Saturday , November 2 2024
Russian Revolution

NCERT 9th Class (CBSE) Social Science: Socialism in Europe and the Russian Revolution

Question: Define Russian Steam Roller.

Answer: The imperial Russian Army came to be known as the ‘Russian Steam Roller’. It was the largest army force in the world.

Question: What were the social, economic and political conditions in Russia before 1905.

Answer: The social, economic and political conditions in Russia, before 1905 was quite backward. Social inequality was very prominent among the working class. Workers were divided on the basis of their occupation. Workers whose jobs needed skill and training considered themselves on a higher plane than the untrained worker. Workers had strong links to the villages they came from and this also caused a social divide among workers.

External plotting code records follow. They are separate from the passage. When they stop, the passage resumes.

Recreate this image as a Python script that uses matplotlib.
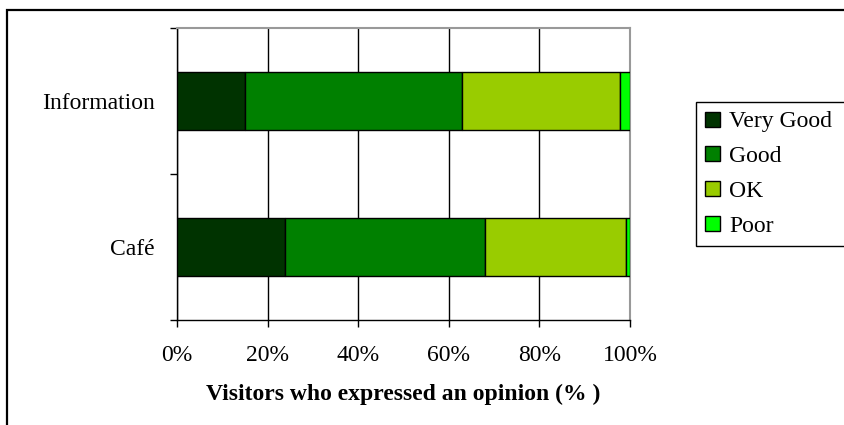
import matplotlib.pyplot as plt
from matplotlib.patches import Rectangle, Patch
from matplotlib.ticker import FixedLocator, PercentFormatter

plt.rcParams['font.family'] = ['Liberation Serif', 'DejaVu Serif']

# data (percent of visitors)
categories = ['Café', 'Information']
ratings = ['Very Good', 'Good', 'OK', 'Poor']
very_good = [23.9, 15.1]
good = [44.2, 47.8]
ok = [31.0, 34.9]
poor = [0.9, 2.2]
colors = ['#003300', '#008000', '#99CC00', '#00FF00']

fig = plt.figure(figsize=(8.44, 4.25), dpi=100)
ax = fig.add_axes([177 / 844, 1 - 320 / 425, 453 / 844, 292 / 425])

ypos = list(range(len(categories)))
left = [0.0] * len(categories)
for vals, col, name in zip([very_good, good, ok, poor], colors, ratings):
    ax.barh(ypos, vals, left=left, height=0.4, color=col,
            edgecolor='black', linewidth=1.0, label=name, zorder=3)
    left = [a + b for a, b in zip(left, vals)]

ax.set_xlim(0, 100)
ax.set_ylim(-0.5, 1.5)
ax.set_xticks([0, 20, 40, 60, 80, 100])
ax.xaxis.set_major_formatter(PercentFormatter(decimals=0))
ax.set_yticks(ypos)
ax.set_yticklabels(categories)
ax.yaxis.set_minor_locator(FixedLocator([-0.5, 0.5, 1.5]))
ax.tick_params(axis='y', which='major', length=0, pad=16, labelsize=17)
ax.tick_params(axis='y', which='minor', length=5, width=1, color='black')
ax.tick_params(axis='x', length=5, width=1, pad=13, labelsize=17)

ax.grid(axis='x', color='black', linewidth=1, zorder=0)
for s in ['top', 'right']:
    ax.spines[s].set_color('#999999')
    ax.spines[s].set_linewidth(1.5)
for s in ['left', 'bottom']:
    ax.spines[s].set_color('black')
    ax.spines[s].set_linewidth(1)

ax.set_xlabel('Visitors who expressed an opinion (% )', fontsize=17,
              fontweight='bold', labelpad=13)

handles = [Patch(facecolor=c, edgecolor='black', linewidth=1) for c in colors]
fig.legend(handles, ratings, loc='upper left',
           bbox_to_anchor=(696 / 844, 1 - 245 / 425, 160 / 844, 143 / 425),
           mode='expand', fontsize=17, handlelength=0.6, handleheight=0.6,
           handletextpad=0.4, labelspacing=0.58, borderpad=0.4,
           borderaxespad=0, frameon=True, fancybox=False,
           edgecolor='black', framealpha=1)

# outer chart-area border (only left and top visible in the crop)
fig.patches.append(Rectangle((7 / 844, -0.2), 1.5, 0.2 + 1 - 10 / 425,
                             transform=fig.transFigure, fill=False,
                             edgecolor='black', linewidth=1.6))

fig.savefig('out.png', dpi=100)
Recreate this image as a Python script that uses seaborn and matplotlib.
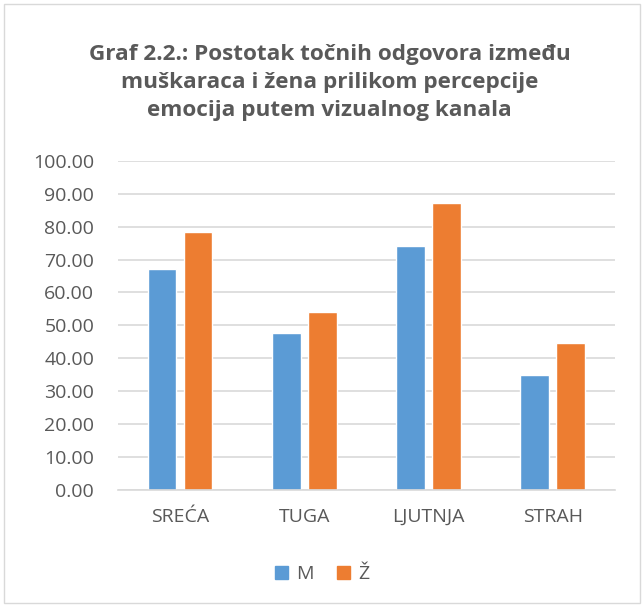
import numpy as np
import pandas as pd
import matplotlib.pyplot as plt
import matplotlib.patches as mpatches
import seaborn as sns

# Data
categories = ['SREĆA', 'TUGA', 'LJUTNJA', 'STRAH']
muski = [67.1, 47.8, 74.0, 34.8]
zene = [78.4, 54.2, 87.1, 44.6]
series = ['M', 'Ž']
yticks = np.arange(0, 101, 10)

df = pd.DataFrame({
    'kategorija': categories * 2,
    'spol': ['M'] * len(categories) + ['Ž'] * len(categories),
    'postotak': muski + zene,
})

sns.set_style('white')
plt.rcParams['font.family'] = ['Open Sans', 'DejaVu Sans']

text_col = '#595959'
grid_col = '#d9d9d9'
pal = {'M': '#5B9BD5', 'Ž': '#ED7D31'}

fig = plt.figure(figsize=(6.44, 6.07), dpi=100)
ax = fig.add_axes([0.183, 0.193, 0.772, 0.542])

sns.barplot(data=df, x='kategorija', y='postotak', hue='spol', order=categories,
            hue_order=series, palette=pal, width=0.58, gap=0.2, ax=ax,
            saturation=1, legend=False, errorbar=None)

ax.set_ylim(0, 100)
ax.set_xlim(-0.5, 3.5)
ax.set_yticks(yticks)
ax.set_yticklabels([f'{v:.2f}' for v in yticks])
ax.yaxis.grid(True, color=grid_col, linewidth=1.2)
ax.set_axisbelow(True)
for s in ['top', 'right', 'left']:
    ax.spines[s].set_visible(False)
ax.spines['bottom'].set_color(grid_col)
ax.spines['bottom'].set_linewidth(1.2)
ax.tick_params(axis='both', length=0, labelsize=14, labelcolor=text_col)
ax.tick_params(axis='x', pad=13)
ax.tick_params(axis='y', pad=17)
ax.set_xlabel('')
ax.set_ylabel('')

fig.text(0.512, 0.864,
         'Graf 2.2.: Postotak točnih odgovora između\nmuškaraca i žena prilikom percepcije\nemocija putem vizualnog kanala',
         ha='center', va='center', fontsize=16.2, fontweight='bold', color=text_col,
         linespacing=1.45)

handles = [mpatches.Patch(color=pal[s]) for s in series]
fig.legend(handles, series, loc='center', bbox_to_anchor=(0.5, 0.054), ncol=2,
           frameon=False, fontsize=14, labelcolor=text_col, handlelength=0.7,
           handleheight=0.7, handletextpad=0.4, columnspacing=1.2)

fig.patches.append(mpatches.Rectangle((0.006, 0.006), 0.988, 0.988, transform=fig.transFigure,
                                      fill=False, edgecolor=grid_col, linewidth=1))

fig.savefig('out.png', dpi=100)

Economically Russia was going through a very difficult period. The population had doubled and the economic conditions turned from bad to worse. The government introduced new programmes of industrialization which created employment . This Industrialization did not help the workers who were exploited and their living condition only worsened.

Compared to other European nations, Russia was politically backward, during the thirteenth century. All political parties were illegal in Russia before 1914. The Russian peasants formed the Socialist Revolutionary Party in 1900, but as they were not a united group they were not considered to be part of a socialist movement.

Question: Describe the global influence of the Russian Revolution and the USSR.

Answer: The Global Influence of the Russian Revolution and the USSR:

Existing socialist parties in Europe did not wholly approve of the way the Bolsheviks took power – and kept it. However, the possibility of a workers state fired people’s imagination across the world. In many countries, communist parties were formed – like the Communist Party of Great Britain. The Bolsheviks encouraged colonial peoples to follow their experiment. Many non-Russians from outside the USSR participated in the Conference of the Peoples of the East (1920) and the Bolshevik-founded Comintern (an international union of pro-Bolshevik socialist parties). Some received education in the USSR’s Communist University of the Workers of the East. By the time of the outbreak of the Second World War, the USSR had given socialism a global face and world stature.

Yet by the 1950s it was acknowledged within the country that the style of government in the USSR was not in keeping with the ideals of the Russian Revolution. In the world socialist movement too it was recognized that all was not well in the Soviet Union. A backward country had become a great power. Its industries and agriculture had developed and the poor were being fed. But it had denied the essential freedoms to its citizens and carried out its developmental projects through repressive policies. By the end of the twentieth century, the international reputation of the USSR as a socialist country had declined though it was recognized that socialist ideals still enjoyed respect among its people. But in each country the ideas of socialism were rethought in a variety of different.

Question: Why did war Karl Marx want to overthrow capitalism?

Answer:He didn’t. Marx thought that capitalism was the pinnacle of human social development at the time when he was writing. He believed it had done more to alleviate suffering and create possibilities than virtually any other development in social organization. This is the vital difference between Marxism and pre-Marxist or anti-Marxist left wing movements, which still exist today under a vague “anti-capitalist” umbrella. They oppose capitalism, Marx did not.

However, he also saw what he believed to be internal contradictions within capitalism that would eventually lead to its downfall. Most people today believe that his reasoning in this respect was wrong, even if they believe capitalism has internal contradictions. Marx thought the rate of profit would decline and eventually the working class would revolt as their wages were squeezed. His vision of socialism was a way to preserve the capital accumulation that is the great virtue of capitalism, but eliminate the profit motive.